Omit any picture, and return the remaining data exactly as written.

RECORDS SHOWN
--- Begin ---
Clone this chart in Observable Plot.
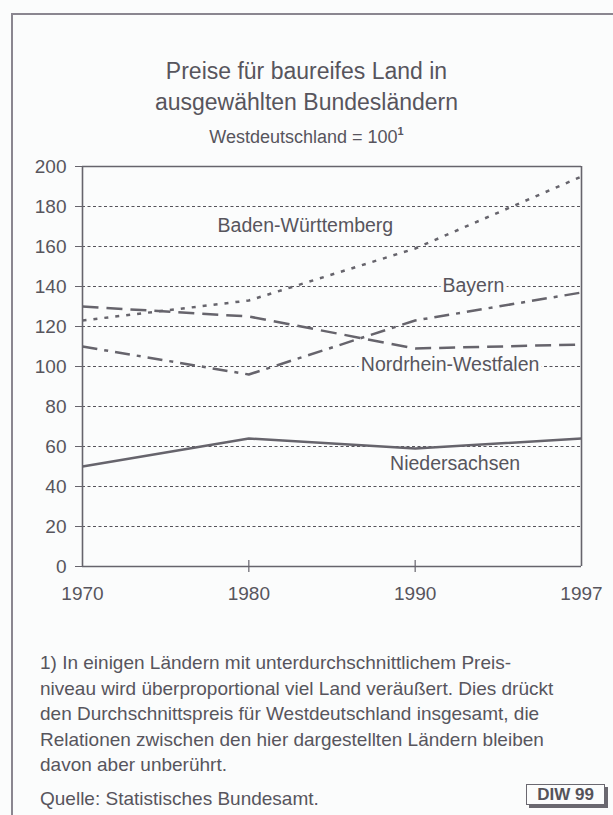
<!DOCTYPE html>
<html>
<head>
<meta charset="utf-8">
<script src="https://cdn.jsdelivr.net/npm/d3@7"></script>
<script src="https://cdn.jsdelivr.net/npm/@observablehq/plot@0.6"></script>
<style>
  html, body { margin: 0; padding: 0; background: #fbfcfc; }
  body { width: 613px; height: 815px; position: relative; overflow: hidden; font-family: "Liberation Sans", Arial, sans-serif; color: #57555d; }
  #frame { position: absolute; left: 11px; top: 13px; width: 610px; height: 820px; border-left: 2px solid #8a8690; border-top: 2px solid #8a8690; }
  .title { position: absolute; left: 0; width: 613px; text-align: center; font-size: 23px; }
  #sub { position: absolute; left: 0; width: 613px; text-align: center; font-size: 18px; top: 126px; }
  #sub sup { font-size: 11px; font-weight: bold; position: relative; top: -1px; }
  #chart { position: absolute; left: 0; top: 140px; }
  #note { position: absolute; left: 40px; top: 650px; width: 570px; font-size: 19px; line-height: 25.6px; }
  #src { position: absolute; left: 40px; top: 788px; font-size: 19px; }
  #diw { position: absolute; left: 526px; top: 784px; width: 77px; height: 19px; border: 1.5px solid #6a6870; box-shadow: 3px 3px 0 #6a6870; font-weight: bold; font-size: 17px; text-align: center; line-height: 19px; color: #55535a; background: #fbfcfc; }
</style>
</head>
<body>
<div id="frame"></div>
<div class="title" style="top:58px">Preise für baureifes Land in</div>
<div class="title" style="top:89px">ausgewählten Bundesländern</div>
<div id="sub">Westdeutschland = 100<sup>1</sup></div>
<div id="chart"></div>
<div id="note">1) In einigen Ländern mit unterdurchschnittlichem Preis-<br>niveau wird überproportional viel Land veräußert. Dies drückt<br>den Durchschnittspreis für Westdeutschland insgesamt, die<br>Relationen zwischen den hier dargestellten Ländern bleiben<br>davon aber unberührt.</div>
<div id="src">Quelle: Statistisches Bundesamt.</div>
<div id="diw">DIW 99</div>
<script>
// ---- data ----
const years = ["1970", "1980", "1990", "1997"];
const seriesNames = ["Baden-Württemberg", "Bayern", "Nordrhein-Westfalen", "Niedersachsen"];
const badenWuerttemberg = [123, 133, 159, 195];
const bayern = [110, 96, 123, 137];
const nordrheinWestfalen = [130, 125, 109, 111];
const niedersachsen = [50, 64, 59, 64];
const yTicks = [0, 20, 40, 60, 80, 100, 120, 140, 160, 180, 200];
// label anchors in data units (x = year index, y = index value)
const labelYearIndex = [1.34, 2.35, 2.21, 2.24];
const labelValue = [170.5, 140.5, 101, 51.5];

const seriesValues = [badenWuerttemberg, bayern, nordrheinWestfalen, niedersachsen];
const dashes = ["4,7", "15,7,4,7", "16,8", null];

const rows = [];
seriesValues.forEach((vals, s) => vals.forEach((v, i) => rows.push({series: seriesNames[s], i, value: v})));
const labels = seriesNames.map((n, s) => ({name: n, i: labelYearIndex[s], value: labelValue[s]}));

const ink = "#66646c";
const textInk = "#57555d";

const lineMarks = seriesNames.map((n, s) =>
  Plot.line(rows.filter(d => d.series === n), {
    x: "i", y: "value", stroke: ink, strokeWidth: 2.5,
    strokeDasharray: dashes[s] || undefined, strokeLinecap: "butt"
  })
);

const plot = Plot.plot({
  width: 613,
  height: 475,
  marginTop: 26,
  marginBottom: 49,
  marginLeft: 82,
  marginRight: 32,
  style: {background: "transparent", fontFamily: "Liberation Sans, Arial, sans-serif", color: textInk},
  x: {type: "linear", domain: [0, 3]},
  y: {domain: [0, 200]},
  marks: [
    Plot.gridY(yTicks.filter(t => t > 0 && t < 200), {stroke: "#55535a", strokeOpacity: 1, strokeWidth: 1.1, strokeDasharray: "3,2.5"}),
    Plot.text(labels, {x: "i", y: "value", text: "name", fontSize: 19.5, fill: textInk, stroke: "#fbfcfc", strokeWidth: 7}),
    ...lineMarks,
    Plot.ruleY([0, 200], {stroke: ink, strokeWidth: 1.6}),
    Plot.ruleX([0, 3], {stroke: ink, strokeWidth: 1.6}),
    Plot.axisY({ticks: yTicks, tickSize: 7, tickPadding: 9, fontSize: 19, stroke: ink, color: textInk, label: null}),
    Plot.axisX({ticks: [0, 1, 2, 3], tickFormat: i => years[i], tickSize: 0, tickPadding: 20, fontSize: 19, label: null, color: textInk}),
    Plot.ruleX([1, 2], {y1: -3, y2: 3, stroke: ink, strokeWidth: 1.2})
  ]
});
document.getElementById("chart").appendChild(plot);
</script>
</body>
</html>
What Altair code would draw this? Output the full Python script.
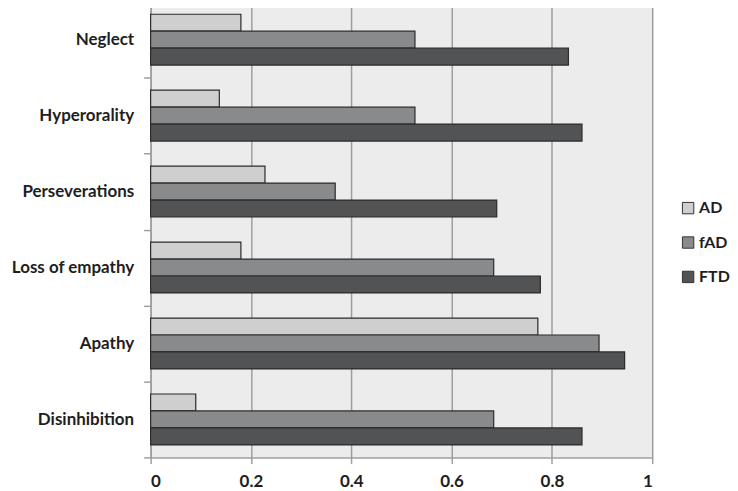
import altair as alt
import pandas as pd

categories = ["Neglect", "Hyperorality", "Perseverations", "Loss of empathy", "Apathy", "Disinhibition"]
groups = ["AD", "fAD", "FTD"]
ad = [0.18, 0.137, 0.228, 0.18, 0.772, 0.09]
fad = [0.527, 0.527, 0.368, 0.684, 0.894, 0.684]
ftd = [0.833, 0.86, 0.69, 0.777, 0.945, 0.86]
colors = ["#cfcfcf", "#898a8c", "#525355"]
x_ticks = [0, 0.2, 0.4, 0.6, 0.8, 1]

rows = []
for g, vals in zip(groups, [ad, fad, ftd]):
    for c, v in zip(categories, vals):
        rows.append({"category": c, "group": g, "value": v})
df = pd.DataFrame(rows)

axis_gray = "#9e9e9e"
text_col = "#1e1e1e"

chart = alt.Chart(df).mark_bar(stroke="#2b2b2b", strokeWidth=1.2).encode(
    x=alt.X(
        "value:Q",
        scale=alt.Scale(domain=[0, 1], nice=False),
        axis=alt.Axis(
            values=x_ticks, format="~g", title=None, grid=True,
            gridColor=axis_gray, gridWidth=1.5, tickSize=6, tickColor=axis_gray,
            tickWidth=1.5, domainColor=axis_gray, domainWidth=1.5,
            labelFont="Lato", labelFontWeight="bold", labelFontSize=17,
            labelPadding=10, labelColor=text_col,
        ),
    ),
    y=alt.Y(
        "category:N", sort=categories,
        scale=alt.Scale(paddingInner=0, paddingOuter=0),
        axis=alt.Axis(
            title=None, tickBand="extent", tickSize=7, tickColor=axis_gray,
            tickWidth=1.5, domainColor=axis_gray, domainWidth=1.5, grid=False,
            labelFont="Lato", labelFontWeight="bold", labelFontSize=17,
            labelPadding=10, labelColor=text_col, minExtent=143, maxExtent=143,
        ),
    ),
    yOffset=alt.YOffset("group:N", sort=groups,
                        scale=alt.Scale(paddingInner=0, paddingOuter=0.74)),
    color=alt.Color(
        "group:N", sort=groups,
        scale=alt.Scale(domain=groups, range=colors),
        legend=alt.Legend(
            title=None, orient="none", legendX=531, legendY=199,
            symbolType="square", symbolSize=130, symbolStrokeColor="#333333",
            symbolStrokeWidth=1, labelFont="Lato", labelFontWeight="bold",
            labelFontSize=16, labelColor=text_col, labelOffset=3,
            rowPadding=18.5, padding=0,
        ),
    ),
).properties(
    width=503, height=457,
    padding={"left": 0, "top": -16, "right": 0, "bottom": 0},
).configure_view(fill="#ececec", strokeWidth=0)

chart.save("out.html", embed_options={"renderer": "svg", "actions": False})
--- End ---
RESPONSE
Clone this chart in Observable Plot.
<!DOCTYPE html>
<html>
<head>
<meta charset="utf-8">
<script src="https://cdn.jsdelivr.net/npm/d3@7"></script>
<script src="https://cdn.jsdelivr.net/npm/@observablehq/plot@0.6"></script>
<style>
  html, body { margin: 0; padding: 0; background: #fbfcfc; }
  body { width: 613px; height: 815px; position: relative; overflow: hidden; font-family: "Liberation Sans", Arial, sans-serif; color: #57555d; }
  #frame { position: absolute; left: 11px; top: 13px; width: 610px; height: 820px; border-left: 2px solid #8a8690; border-top: 2px solid #8a8690; }
  .title { position: absolute; left: 0; width: 613px; text-align: center; font-size: 23px; }
  #sub { position: absolute; left: 0; width: 613px; text-align: center; font-size: 18px; top: 126px; }
  #sub sup { font-size: 11px; font-weight: bold; position: relative; top: -1px; }
  #chart { position: absolute; left: 0; top: 140px; }
  #note { position: absolute; left: 40px; top: 650px; width: 570px; font-size: 19px; line-height: 25.6px; }
  #src { position: absolute; left: 40px; top: 788px; font-size: 19px; }
  #diw { position: absolute; left: 526px; top: 784px; width: 77px; height: 19px; border: 1.5px solid #6a6870; box-shadow: 3px 3px 0 #6a6870; font-weight: bold; font-size: 17px; text-align: center; line-height: 19px; color: #55535a; background: #fbfcfc; }
</style>
</head>
<body>
<div id="frame"></div>
<div class="title" style="top:58px">Preise für baureifes Land in</div>
<div class="title" style="top:89px">ausgewählten Bundesländern</div>
<div id="sub">Westdeutschland = 100<sup>1</sup></div>
<div id="chart"></div>
<div id="note">1) In einigen Ländern mit unterdurchschnittlichem Preis-<br>niveau wird überproportional viel Land veräußert. Dies drückt<br>den Durchschnittspreis für Westdeutschland insgesamt, die<br>Relationen zwischen den hier dargestellten Ländern bleiben<br>davon aber unberührt.</div>
<div id="src">Quelle: Statistisches Bundesamt.</div>
<div id="diw">DIW 99</div>
<script>
// ---- data ----
const years = ["1970", "1980", "1990", "1997"];
const seriesNames = ["Baden-Württemberg", "Bayern", "Nordrhein-Westfalen", "Niedersachsen"];
const badenWuerttemberg = [123, 133, 159, 195];
const bayern = [110, 96, 123, 137];
const nordrheinWestfalen = [130, 125, 109, 111];
const niedersachsen = [50, 64, 59, 64];
const yTicks = [0, 20, 40, 60, 80, 100, 120, 140, 160, 180, 200];
// label anchors in data units (x = year index, y = index value)
const labelYearIndex = [1.34, 2.35, 2.21, 2.24];
const labelValue = [170.5, 140.5, 101, 51.5];

const seriesValues = [badenWuerttemberg, bayern, nordrheinWestfalen, niedersachsen];
const dashes = ["4,7", "15,7,4,7", "16,8", null];

const rows = [];
seriesValues.forEach((vals, s) => vals.forEach((v, i) => rows.push({series: seriesNames[s], i, value: v})));
const labels = seriesNames.map((n, s) => ({name: n, i: labelYearIndex[s], value: labelValue[s]}));

const ink = "#66646c";
const textInk = "#57555d";

const lineMarks = seriesNames.map((n, s) =>
  Plot.line(rows.filter(d => d.series === n), {
    x: "i", y: "value", stroke: ink, strokeWidth: 2.5,
    strokeDasharray: dashes[s] || undefined, strokeLinecap: "butt"
  })
);

const plot = Plot.plot({
  width: 613,
  height: 475,
  marginTop: 26,
  marginBottom: 49,
  marginLeft: 82,
  marginRight: 32,
  style: {background: "transparent", fontFamily: "Liberation Sans, Arial, sans-serif", color: textInk},
  x: {type: "linear", domain: [0, 3]},
  y: {domain: [0, 200]},
  marks: [
    Plot.gridY(yTicks.filter(t => t > 0 && t < 200), {stroke: "#55535a", strokeOpacity: 1, strokeWidth: 1.1, strokeDasharray: "3,2.5"}),
    Plot.text(labels, {x: "i", y: "value", text: "name", fontSize: 19.5, fill: textInk, stroke: "#fbfcfc", strokeWidth: 7}),
    ...lineMarks,
    Plot.ruleY([0, 200], {stroke: ink, strokeWidth: 1.6}),
    Plot.ruleX([0, 3], {stroke: ink, strokeWidth: 1.6}),
    Plot.axisY({ticks: yTicks, tickSize: 7, tickPadding: 9, fontSize: 19, stroke: ink, color: textInk, label: null}),
    Plot.axisX({ticks: [0, 1, 2, 3], tickFormat: i => years[i], tickSize: 0, tickPadding: 20, fontSize: 19, label: null, color: textInk}),
    Plot.ruleX([1, 2], {y1: -3, y2: 3, stroke: ink, strokeWidth: 1.2})
  ]
});
document.getElementById("chart").appendChild(plot);
</script>
</body>
</html>
What Altair code would draw this? Output the full Python script.
import altair as alt
import pandas as pd

categories = ["Neglect", "Hyperorality", "Perseverations", "Loss of empathy", "Apathy", "Disinhibition"]
groups = ["AD", "fAD", "FTD"]
ad = [0.18, 0.137, 0.228, 0.18, 0.772, 0.09]
fad = [0.527, 0.527, 0.368, 0.684, 0.894, 0.684]
ftd = [0.833, 0.86, 0.69, 0.777, 0.945, 0.86]
colors = ["#cfcfcf", "#898a8c", "#525355"]
x_ticks = [0, 0.2, 0.4, 0.6, 0.8, 1]

rows = []
for g, vals in zip(groups, [ad, fad, ftd]):
    for c, v in zip(categories, vals):
        rows.append({"category": c, "group": g, "value": v})
df = pd.DataFrame(rows)

axis_gray = "#9e9e9e"
text_col = "#1e1e1e"

chart = alt.Chart(df).mark_bar(stroke="#2b2b2b", strokeWidth=1.2).encode(
    x=alt.X(
        "value:Q",
        scale=alt.Scale(domain=[0, 1], nice=False),
        axis=alt.Axis(
            values=x_ticks, format="~g", title=None, grid=True,
            gridColor=axis_gray, gridWidth=1.5, tickSize=6, tickColor=axis_gray,
            tickWidth=1.5, domainColor=axis_gray, domainWidth=1.5,
            labelFont="Lato", labelFontWeight="bold", labelFontSize=17,
            labelPadding=10, labelColor=text_col,
        ),
    ),
    y=alt.Y(
        "category:N", sort=categories,
        scale=alt.Scale(paddingInner=0, paddingOuter=0),
        axis=alt.Axis(
            title=None, tickBand="extent", tickSize=7, tickColor=axis_gray,
            tickWidth=1.5, domainColor=axis_gray, domainWidth=1.5, grid=False,
            labelFont="Lato", labelFontWeight="bold", labelFontSize=17,
            labelPadding=10, labelColor=text_col, minExtent=143, maxExtent=143,
        ),
    ),
    yOffset=alt.YOffset("group:N", sort=groups,
                        scale=alt.Scale(paddingInner=0, paddingOuter=0.74)),
    color=alt.Color(
        "group:N", sort=groups,
        scale=alt.Scale(domain=groups, range=colors),
        legend=alt.Legend(
            title=None, orient="none", legendX=531, legendY=199,
            symbolType="square", symbolSize=130, symbolStrokeColor="#333333",
            symbolStrokeWidth=1, labelFont="Lato", labelFontWeight="bold",
            labelFontSize=16, labelColor=text_col, labelOffset=3,
            rowPadding=18.5, padding=0,
        ),
    ),
).properties(
    width=503, height=457,
    padding={"left": 0, "top": -16, "right": 0, "bottom": 0},
).configure_view(fill="#ececec", strokeWidth=0)

chart.save("out.html", embed_options={"renderer": "svg", "actions": False})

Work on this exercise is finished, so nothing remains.